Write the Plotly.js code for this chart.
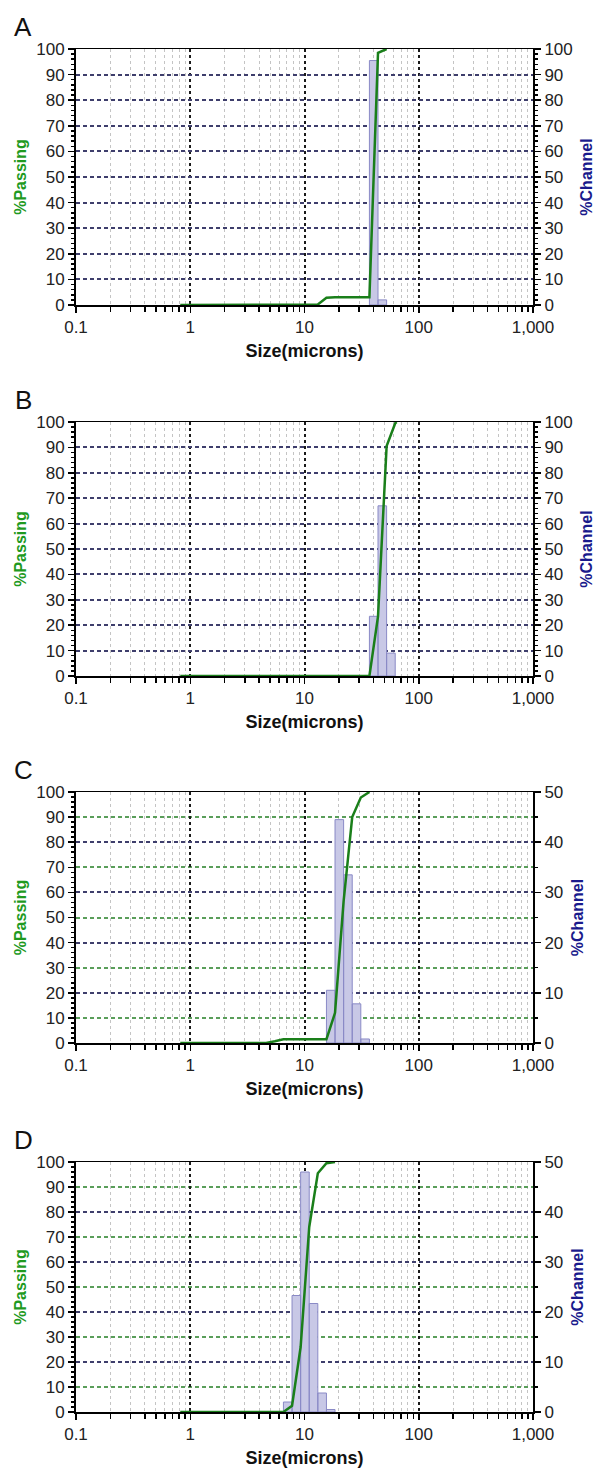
<!DOCTYPE html>
<html>
<head>
<meta charset="utf-8">
<script src="https://cdn.plot.ly/plotly-3.0.1.min.js"></script>
<style>
html,body{margin:0;padding:0;background:#fff;}
#chart{width:595px;height:1472px;}
</style>
</head>
<body>
<div id="chart"></div>
<script>
// ---------- DATA ----------
const panelLetters = ["A", "B", "C", "D"];
const xTickVals = [0.1, 1, 10, 100, 1000];
const xTickText = ["0.1", "1", "10", "100", "1,000"];
const channelAxisMax = [100, 100, 50, 50];

// Panel A
const sizeA = [0.818, 11.00, 13.08, 15.56, 18.50, 37.00, 44.00, 52.33];
const passingA = [0, 0, 0.2, 2.8, 3.0, 3.0, 98.5, 100];
const binLowA = [37.00, 44.00];
const binHighA = [44.00, 52.33];
const channelA = [95.5, 2.0];

// Panel B
const sizeB = [0.818, 37.00, 44.00, 52.33, 62.23, 64.0];
const passingB = [0, 0, 23.5, 90.5, 99.5, 100];
const binLowB = [37.00, 44.00, 52.33];
const binHighB = [44.00, 52.33, 62.23];
const channelB = [23.5, 67.0, 9.0];

// Panel C
const sizeC = [0.818, 4.62, 5.50, 6.54, 15.56, 18.50, 22.00, 26.16, 31.11, 37.00];
const passingC = [0, 0, 0.7, 1.5, 1.5, 12.0, 56.5, 90.0, 97.8, 100];
const binLowC = [15.56, 18.50, 22.00, 26.16, 31.11];
const binHighC = [18.50, 22.00, 26.16, 31.11, 37.00];
const channelC = [10.5, 44.5, 33.5, 7.8, 0.8];

// Panel D
const sizeD = [0.818, 6.54, 7.78, 9.25, 11.00, 13.08, 15.56, 18.50];
const passingD = [0, 0, 2.5, 26.0, 74.0, 95.5, 99.5, 100];
const binLowD = [6.54, 7.78, 9.25, 11.00, 13.08, 15.56];
const binHighD = [7.78, 9.25, 11.00, 13.08, 15.56, 18.50];
const channelD = [2.0, 23.3, 48.0, 21.7, 3.8, 0.5];

const panels = [
  {size: sizeA, passing: passingA, lo: binLowA, hi: binHighA, ch: channelA},
  {size: sizeB, passing: passingB, lo: binLowB, hi: binHighB, ch: channelB},
  {size: sizeC, passing: passingC, lo: binLowC, hi: binHighC, ch: channelC},
  {size: sizeD, passing: passingD, lo: binLowD, hi: binHighD, ch: channelD}
];

// ---------- LAYOUT ----------
const W = 595, H = 1472;
const plotLeft = 76, plotRight = 533;
const plotTop = [49, 422, 792, 1162];
const plotBottom = [305, 676, 1043, 1412];
const FONT = '"Liberation Sans", Arial, Helvetica, sans-serif';
const NAVY_GRID = '#3e3e6c';
const GREEN_GRID = '#5a9e5a';

const minorX = [];
[0.1, 1, 10, 100].forEach(d => { for (let k = 2; k <= 9; k++) minorX.push(+(d * k).toPrecision(3)); });

const layout = {
  width: W, height: H,
  margin: {l: 0, r: 0, t: 0, b: 0},
  paper_bgcolor: '#fff', plot_bgcolor: '#fff',
  showlegend: false,
  font: {family: FONT, color: '#222'},
  annotations: []
};
const traces = [];

panels.forEach((p, i) => {
  const xKey = i === 0 ? 'xaxis' : 'xaxis' + (i + 1);
  const xId = i === 0 ? 'x' : 'x' + (i + 1);
  const leftNum = 2 * i + 1, rightNum = 2 * i + 2;
  const leftKey = leftNum === 1 ? 'yaxis' : 'yaxis' + leftNum;
  const leftId = leftNum === 1 ? 'y' : 'y' + leftNum;
  const rightKey = 'yaxis' + rightNum;
  const rightId = 'y' + rightNum;
  const yDom = [1 - plotBottom[i] / H, 1 - plotTop[i] / H];
  const halfScale = channelAxisMax[i] === 50;

  layout[xKey] = {
    type: 'log', domain: [plotLeft / W, plotRight / W], range: [-1, 3],
    anchor: rightId,
    tickmode: 'array', tickvals: xTickVals, ticktext: xTickText,
    ticks: 'outside', ticklen: 6, tickwidth: 1.5, tickcolor: '#000',
    tickfont: {size: 17, color: '#222'},
    showline: true, linecolor: '#000', linewidth: 1.5, mirror: true,
    showgrid: true, gridcolor: '#1a1a1a', griddash: '3px,3px', gridwidth: 2,
    zeroline: false,
    minor: {tickmode: 'array', tickvals: minorX, ticks: 'outside', ticklen: 5,
            tickcolor: '#000', tickwidth: 1.5,
            showgrid: true, gridcolor: '#c4c4c4', griddash: '3px,3px', gridwidth: 1},
    title: {text: 'Size(microns)', font: {size: 18, color: '#111', weight: 700}, standoff: 8}
  };

  // right axis: %Channel (main subplot, holds bars; navy major grid)
  const rightMinor = halfScale
    ? {tickmode: 'array', tickvals: [5, 15, 25, 35, 45], ticks: 'outside', ticklen: 3,
       tickcolor: '#000', showgrid: true, gridcolor: GREEN_GRID, griddash: '4px,3px', gridwidth: 2}
    : {dtick: 2, ticks: 'outside', ticklen: 3, tickcolor: '#000', showgrid: false};
  layout[rightKey] = {
    domain: yDom, range: [0, channelAxisMax[i]], anchor: xId, side: 'right',
    tickmode: 'linear', tick0: 0, dtick: 10,
    ticks: 'outside', ticklen: 6, tickwidth: 1.5, tickcolor: '#000',
    tickfont: {size: 17, color: '#222'},
    showline: true, linecolor: '#000', linewidth: 2,
    showgrid: true, gridcolor: NAVY_GRID, griddash: '4px,3px', gridwidth: 2,
    zeroline: false,
    minor: rightMinor,
    title: {text: '%Channel', font: {size: 16, color: '#1a1a8c', weight: 700}, standoff: 9}
  };

  // left axis: %Passing (overlay, holds the curve so it draws above the bars)
  layout[leftKey] = {
    domain: yDom, range: [0, 100], anchor: xId, overlaying: rightId, side: 'left',
    tickmode: 'linear', tick0: 0, dtick: 10,
    ticks: 'outside', ticklen: 6, tickwidth: 1.5, tickcolor: '#000',
    tickfont: {size: 17, color: '#222'},
    showline: true, linecolor: '#000', linewidth: 2,
    showgrid: false,
    zeroline: false,
    minor: {dtick: 2, ticks: 'outside', ticklen: 3, tickcolor: '#000', showgrid: false},
    title: {text: '%Passing', font: {size: 16, color: '#1f9a1f', weight: 700}, standoff: 6}
  };

  // bars as closed polygons from bin edges
  const bx = [], by = [];
  p.ch.forEach((v, j) => {
    bx.push(p.lo[j], p.lo[j], p.hi[j], p.hi[j], p.lo[j], null);
    by.push(0, v, v, 0, 0, null);
  });
  traces.push({
    type: 'scatter', mode: 'lines', x: bx, y: by,
    fill: 'toself', fillcolor: '#c8c8e6',
    line: {color: '#8a8ac6', width: 1},
    xaxis: xId, yaxis: rightId, hoverinfo: 'skip'
  });
  traces.push({
    type: 'scatter', mode: 'lines', x: p.size, y: p.passing,
    line: {color: '#1a7f1a', width: 2.5},
    xaxis: xId, yaxis: leftId
  });

  layout.annotations.push({
    text: panelLetters[i], xref: 'paper', yref: 'paper',
    x: 23 / W, y: 1 - (plotTop[i] - 22) / H,
    xanchor: 'center', yanchor: 'middle', showarrow: false,
    font: {size: 26, color: '#111', family: FONT}
  });
});

Plotly.newPlot('chart', traces, layout, {staticPlot: true, displayModeBar: false});
</script>
</body>
</html>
....
» **DIRECTIVE**
Write out the lines from the start of the material to the line with "const channelB = [23.5, 67.0, 9.0];", inclusive and exactly. Skip the pictures.

» **TASK RESULT**
Write the Plotly.js code for this chart.
<!DOCTYPE html>
<html>
<head>
<meta charset="utf-8">
<script src="https://cdn.plot.ly/plotly-3.0.1.min.js"></script>
<style>
html,body{margin:0;padding:0;background:#fff;}
#chart{width:595px;height:1472px;}
</style>
</head>
<body>
<div id="chart"></div>
<script>
// ---------- DATA ----------
const panelLetters = ["A", "B", "C", "D"];
const xTickVals = [0.1, 1, 10, 100, 1000];
const xTickText = ["0.1", "1", "10", "100", "1,000"];
const channelAxisMax = [100, 100, 50, 50];

// Panel A
const sizeA = [0.818, 11.00, 13.08, 15.56, 18.50, 37.00, 44.00, 52.33];
const passingA = [0, 0, 0.2, 2.8, 3.0, 3.0, 98.5, 100];
const binLowA = [37.00, 44.00];
const binHighA = [44.00, 52.33];
const channelA = [95.5, 2.0];

// Panel B
const sizeB = [0.818, 37.00, 44.00, 52.33, 62.23, 64.0];
const passingB = [0, 0, 23.5, 90.5, 99.5, 100];
const binLowB = [37.00, 44.00, 52.33];
const binHighB = [44.00, 52.33, 62.23];
const channelB = [23.5, 67.0, 9.0];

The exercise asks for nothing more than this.